• The request
Quote every line below exactly and skip any picture.

■ ■ ■ ■

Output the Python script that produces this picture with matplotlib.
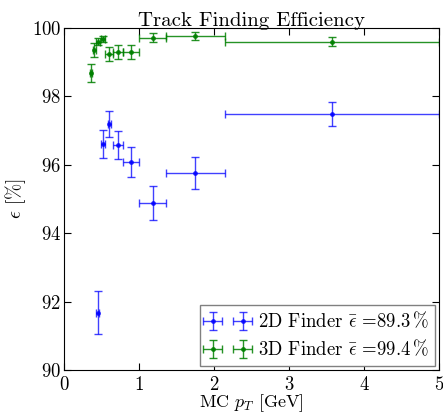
import numpy as np
import matplotlib
matplotlib.use("Agg")
import matplotlib.pyplot as plt

plt.rcParams["font.family"] = ["cmr10", "DejaVu Serif"]
plt.rcParams["mathtext.fontset"] = "cm"
plt.rcParams["axes.unicode_minus"] = False
plt.rcParams["axes.formatter.use_mathtext"] = True

# 2D finder (blue)
x_2d = [0.45, 0.516, 0.605, 0.72, 0.889, 1.18, 1.75, 3.57]
xerr_2d = [0.02, 0.025, 0.025, 0.07, 0.107, 0.18, 0.39, 1.43]
y_2d = [91.68, 96.61, 97.19, 96.58, 96.07, 94.88, 95.76, 97.48]
yerr_2d = [0.62, 0.40, 0.37, 0.40, 0.44, 0.49, 0.46, 0.35]

# 3D finder (green)
x_3d = [0.36, 0.40, 0.449, 0.516, 0.60, 0.72, 0.889, 1.18, 1.75, 3.57]
xerr_3d = [0.015, 0.02, 0.025, 0.025, 0.05, 0.07, 0.107, 0.18, 0.39, 1.43]
y_3d = [98.68, 99.35, 99.60, 99.68, 99.24, 99.29, 99.29, 99.71, 99.76, 99.60]
yerr_3d = [0.27, 0.20, 0.10, 0.08, 0.21, 0.20, 0.20, 0.13, 0.12, 0.14]

fig = plt.figure(figsize=(4.43, 4.16), dpi=100)
ax = fig.add_axes([0.1445, 0.1106, 0.8465, 0.8224])

ax.errorbar(x_2d, y_2d, xerr=xerr_2d, yerr=yerr_2d, fmt="o", color="blue",
            markersize=2.5, elinewidth=1.0, capsize=3, alpha=0.75,
            label=r"2D Finder $\bar{\epsilon}$ =89.3$\,\%$")
ax.errorbar(x_3d, y_3d, xerr=xerr_3d, yerr=yerr_3d, fmt="o", color="green",
            markersize=2.5, elinewidth=1.0, capsize=3, alpha=0.85,
            label=r"3D Finder $\bar{\epsilon}$ =99.4$\,\%$")

ax.set_xlim(0, 5)
ax.set_ylim(90, 100)
ax.set_xticks(np.arange(0, 6, 1))
ax.set_yticks(np.arange(90, 101, 2))
ax.tick_params(direction="in", top=True, right=True, labelsize=13.5,
               length=5)
ax.tick_params(axis="x", pad=4)
ax.tick_params(axis="y", pad=2)

ax.set_title("Track Finding Efficiency", fontsize=15, pad=1)
ax.set_xlabel(r"MC $p_T$ [GeV]", fontsize=13, labelpad=-1)
ax.set_ylabel(r"$\epsilon$ [%]", fontsize=14, labelpad=3)

ax.legend(loc="lower right", numpoints=2, fontsize=13.5, fancybox=False,
          edgecolor="gray", framealpha=1, handlelength=2.2,
          borderaxespad=0.2, borderpad=0.35, labelspacing=0.4,
          handletextpad=0.5)

fig.savefig("out.png", dpi=100)
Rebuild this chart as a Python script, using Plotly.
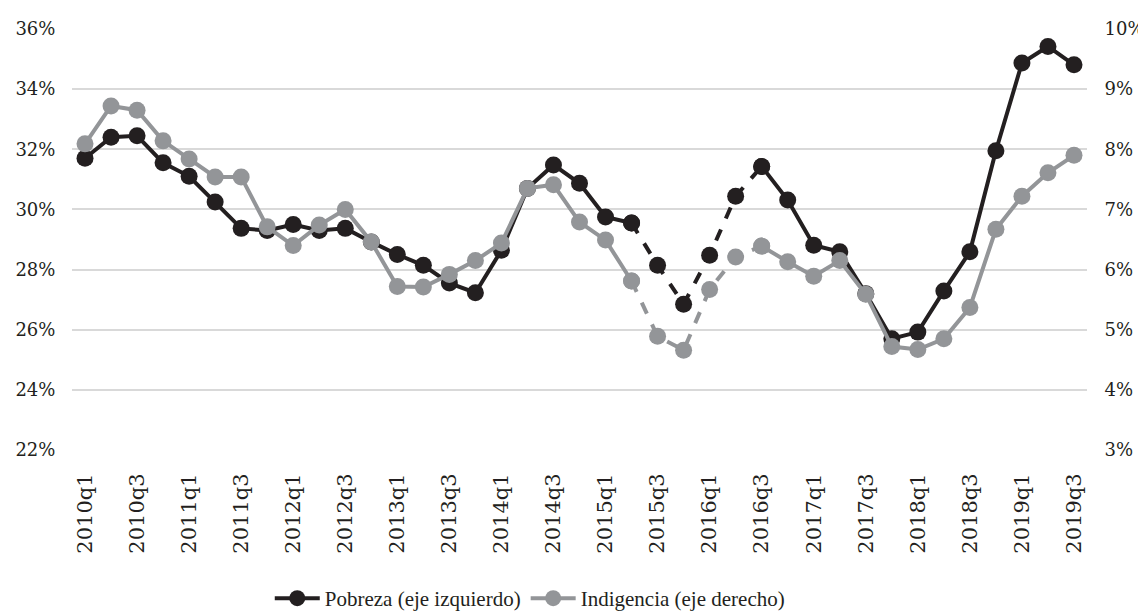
import plotly.graph_objects as go

quarters = [f"{y}q{q}" for y in range(2010, 2020) for q in range(1, 5)][:39]

pobreza = [31.7, 32.4, 32.45, 31.55, 31.1, 30.25, 29.37, 29.3, 29.5, 29.3,
           29.37, 28.92, 28.5, 28.14, 27.55, 27.23, 28.64, 30.7, 31.48, 30.87,
           29.75, 29.55, 28.14, 26.85, 28.48, 30.44, 31.43, 30.31, 28.81, 28.59,
           27.2, 25.7, 25.92, 27.29, 28.59, 31.95, 34.87, 35.42, 34.81]

indigencia = [8.09, 8.72, 8.65, 8.14, 7.84, 7.54, 7.54, 6.71, 6.40, 6.74,
              7.0, 6.46, 5.72, 5.71, 5.92, 6.15, 6.44, 7.35, 7.41, 6.79,
              6.49, 5.81, 4.89, 4.66, 5.67, 6.21, 6.39, 6.13, 5.89, 6.15,
              5.59, 4.72, 4.67, 4.85, 5.37, 6.67, 7.22, 7.61, 7.90]

tick_labels = quarters[::2]
left_ticks = [22, 24, 26, 28, 30, 32, 34, 36]
right_ticks = [3, 4, 5, 6, 7, 8, 9, 10]

dash_from, dash_to = "2015q2", "2016q3"
i0, i1 = quarters.index(dash_from), quarters.index(dash_to)

BLACK = "#231f20"
GRAY = "#939598"
TICK_FONT = "DejaVu Serif"
LEGEND_FONT = "Liberation Serif"

def solid_part(vals):
    return [v if (i <= i0 or i >= i1) else None for i, v in enumerate(vals)]

def dash_part(vals):
    return [v if i0 <= i <= i1 else None for i, v in enumerate(vals)]

fig = go.Figure()
for name, vals, color, axis in [
    ("Pobreza (eje izquierdo)", pobreza, BLACK, "y"),
    ("Indigencia (eje derecho)", indigencia, GRAY, "y2"),
]:
    fig.add_trace(go.Scatter(
        x=quarters, y=solid_part(vals), name=name, yaxis=axis,
        mode="lines+markers", connectgaps=False,
        line=dict(color=color, width=4),
        marker=dict(color=color, size=17),
    ))
    fig.add_trace(go.Scatter(
        x=quarters, y=dash_part(vals), name=name, yaxis=axis,
        mode="lines+markers", connectgaps=False, showlegend=False,
        line=dict(color=color, width=4, dash="dash"),
        marker=dict(color=color, size=17),
    ))

# page body has an 8px margin, so the figure is sized/offset to compensate
fig.update_layout(
    width=1138, height=604,
    margin=dict(l=64, r=59, t=21, b=162, autoexpand=False),
    paper_bgcolor="white", plot_bgcolor="white",
    font=dict(family=TICK_FONT, size=18, color="#231f20"),
    showlegend=True,
    legend=dict(orientation="h", x=0.451, xanchor="center", y=-0.304,
                yanchor="top", font=dict(family=LEGEND_FONT, size=21),
                itemwidth=45, traceorder="normal"),
    xaxis=dict(type="category", categoryorder="array", categoryarray=quarters,
               tickmode="array", tickvals=tick_labels, ticktext=tick_labels,
               tickangle=-90, showgrid=False, zeroline=False, showline=False,
               ticks="outside", ticklen=14, tickcolor="rgba(0,0,0,0)",
               tickfont=dict(family=TICK_FONT, size=21), automargin=False,
               range=[-0.5, len(quarters) - 0.5]),
    yaxis=dict(range=[22, 36], tickmode="array", tickvals=left_ticks,
               ticktext=[f"{v}%" for v in left_ticks], automargin=False,
               showgrid=True, gridcolor="#d9d9d9", gridwidth=2,
               zeroline=False, showline=False,
               ticks="outside", ticklen=12, tickcolor="rgba(0,0,0,0)"),
    yaxis2=dict(range=[3, 10], tickmode="array", tickvals=right_ticks,
                ticktext=[f"{v}%" for v in right_ticks], automargin=False,
                overlaying="y", side="right", showgrid=False,
                zeroline=False, showline=False,
                ticks="outside", ticklen=13, tickcolor="rgba(0,0,0,0)"),
)

fig.write_html("out.html")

■ ■ ■ ■

• Output
Output the Python script that produces this picture with matplotlib.
import numpy as np
import matplotlib
matplotlib.use("Agg")
import matplotlib.pyplot as plt

plt.rcParams["font.family"] = ["cmr10", "DejaVu Serif"]
plt.rcParams["mathtext.fontset"] = "cm"
plt.rcParams["axes.unicode_minus"] = False
plt.rcParams["axes.formatter.use_mathtext"] = True

# 2D finder (blue)
x_2d = [0.45, 0.516, 0.605, 0.72, 0.889, 1.18, 1.75, 3.57]
xerr_2d = [0.02, 0.025, 0.025, 0.07, 0.107, 0.18, 0.39, 1.43]
y_2d = [91.68, 96.61, 97.19, 96.58, 96.07, 94.88, 95.76, 97.48]
yerr_2d = [0.62, 0.40, 0.37, 0.40, 0.44, 0.49, 0.46, 0.35]

# 3D finder (green)
x_3d = [0.36, 0.40, 0.449, 0.516, 0.60, 0.72, 0.889, 1.18, 1.75, 3.57]
xerr_3d = [0.015, 0.02, 0.025, 0.025, 0.05, 0.07, 0.107, 0.18, 0.39, 1.43]
y_3d = [98.68, 99.35, 99.60, 99.68, 99.24, 99.29, 99.29, 99.71, 99.76, 99.60]
yerr_3d = [0.27, 0.20, 0.10, 0.08, 0.21, 0.20, 0.20, 0.13, 0.12, 0.14]

fig = plt.figure(figsize=(4.43, 4.16), dpi=100)
ax = fig.add_axes([0.1445, 0.1106, 0.8465, 0.8224])

ax.errorbar(x_2d, y_2d, xerr=xerr_2d, yerr=yerr_2d, fmt="o", color="blue",
            markersize=2.5, elinewidth=1.0, capsize=3, alpha=0.75,
            label=r"2D Finder $\bar{\epsilon}$ =89.3$\,\%$")
ax.errorbar(x_3d, y_3d, xerr=xerr_3d, yerr=yerr_3d, fmt="o", color="green",
            markersize=2.5, elinewidth=1.0, capsize=3, alpha=0.85,
            label=r"3D Finder $\bar{\epsilon}$ =99.4$\,\%$")

ax.set_xlim(0, 5)
ax.set_ylim(90, 100)
ax.set_xticks(np.arange(0, 6, 1))
ax.set_yticks(np.arange(90, 101, 2))
ax.tick_params(direction="in", top=True, right=True, labelsize=13.5,
               length=5)
ax.tick_params(axis="x", pad=4)
ax.tick_params(axis="y", pad=2)

ax.set_title("Track Finding Efficiency", fontsize=15, pad=1)
ax.set_xlabel(r"MC $p_T$ [GeV]", fontsize=13, labelpad=-1)
ax.set_ylabel(r"$\epsilon$ [%]", fontsize=14, labelpad=3)

ax.legend(loc="lower right", numpoints=2, fontsize=13.5, fancybox=False,
          edgecolor="gray", framealpha=1, handlelength=2.2,
          borderaxespad=0.2, borderpad=0.35, labelspacing=0.4,
          handletextpad=0.5)

fig.savefig("out.png", dpi=100)
Rebuild this chart as a Python script, using Plotly.
import plotly.graph_objects as go

quarters = [f"{y}q{q}" for y in range(2010, 2020) for q in range(1, 5)][:39]

pobreza = [31.7, 32.4, 32.45, 31.55, 31.1, 30.25, 29.37, 29.3, 29.5, 29.3,
           29.37, 28.92, 28.5, 28.14, 27.55, 27.23, 28.64, 30.7, 31.48, 30.87,
           29.75, 29.55, 28.14, 26.85, 28.48, 30.44, 31.43, 30.31, 28.81, 28.59,
           27.2, 25.7, 25.92, 27.29, 28.59, 31.95, 34.87, 35.42, 34.81]

indigencia = [8.09, 8.72, 8.65, 8.14, 7.84, 7.54, 7.54, 6.71, 6.40, 6.74,
              7.0, 6.46, 5.72, 5.71, 5.92, 6.15, 6.44, 7.35, 7.41, 6.79,
              6.49, 5.81, 4.89, 4.66, 5.67, 6.21, 6.39, 6.13, 5.89, 6.15,
              5.59, 4.72, 4.67, 4.85, 5.37, 6.67, 7.22, 7.61, 7.90]

tick_labels = quarters[::2]
left_ticks = [22, 24, 26, 28, 30, 32, 34, 36]
right_ticks = [3, 4, 5, 6, 7, 8, 9, 10]

dash_from, dash_to = "2015q2", "2016q3"
i0, i1 = quarters.index(dash_from), quarters.index(dash_to)

BLACK = "#231f20"
GRAY = "#939598"
TICK_FONT = "DejaVu Serif"
LEGEND_FONT = "Liberation Serif"

def solid_part(vals):
    return [v if (i <= i0 or i >= i1) else None for i, v in enumerate(vals)]

def dash_part(vals):
    return [v if i0 <= i <= i1 else None for i, v in enumerate(vals)]

fig = go.Figure()
for name, vals, color, axis in [
    ("Pobreza (eje izquierdo)", pobreza, BLACK, "y"),
    ("Indigencia (eje derecho)", indigencia, GRAY, "y2"),
]:
    fig.add_trace(go.Scatter(
        x=quarters, y=solid_part(vals), name=name, yaxis=axis,
        mode="lines+markers", connectgaps=False,
        line=dict(color=color, width=4),
        marker=dict(color=color, size=17),
    ))
    fig.add_trace(go.Scatter(
        x=quarters, y=dash_part(vals), name=name, yaxis=axis,
        mode="lines+markers", connectgaps=False, showlegend=False,
        line=dict(color=color, width=4, dash="dash"),
        marker=dict(color=color, size=17),
    ))

# page body has an 8px margin, so the figure is sized/offset to compensate
fig.update_layout(
    width=1138, height=604,
    margin=dict(l=64, r=59, t=21, b=162, autoexpand=False),
    paper_bgcolor="white", plot_bgcolor="white",
    font=dict(family=TICK_FONT, size=18, color="#231f20"),
    showlegend=True,
    legend=dict(orientation="h", x=0.451, xanchor="center", y=-0.304,
                yanchor="top", font=dict(family=LEGEND_FONT, size=21),
                itemwidth=45, traceorder="normal"),
    xaxis=dict(type="category", categoryorder="array", categoryarray=quarters,
               tickmode="array", tickvals=tick_labels, ticktext=tick_labels,
               tickangle=-90, showgrid=False, zeroline=False, showline=False,
               ticks="outside", ticklen=14, tickcolor="rgba(0,0,0,0)",
               tickfont=dict(family=TICK_FONT, size=21), automargin=False,
               range=[-0.5, len(quarters) - 0.5]),
    yaxis=dict(range=[22, 36], tickmode="array", tickvals=left_ticks,
               ticktext=[f"{v}%" for v in left_ticks], automargin=False,
               showgrid=True, gridcolor="#d9d9d9", gridwidth=2,
               zeroline=False, showline=False,
               ticks="outside", ticklen=12, tickcolor="rgba(0,0,0,0)"),
    yaxis2=dict(range=[3, 10], tickmode="array", tickvals=right_ticks,
                ticktext=[f"{v}%" for v in right_ticks], automargin=False,
                overlaying="y", side="right", showgrid=False,
                zeroline=False, showline=False,
                ticks="outside", ticklen=13, tickcolor="rgba(0,0,0,0)"),
)

fig.write_html("out.html")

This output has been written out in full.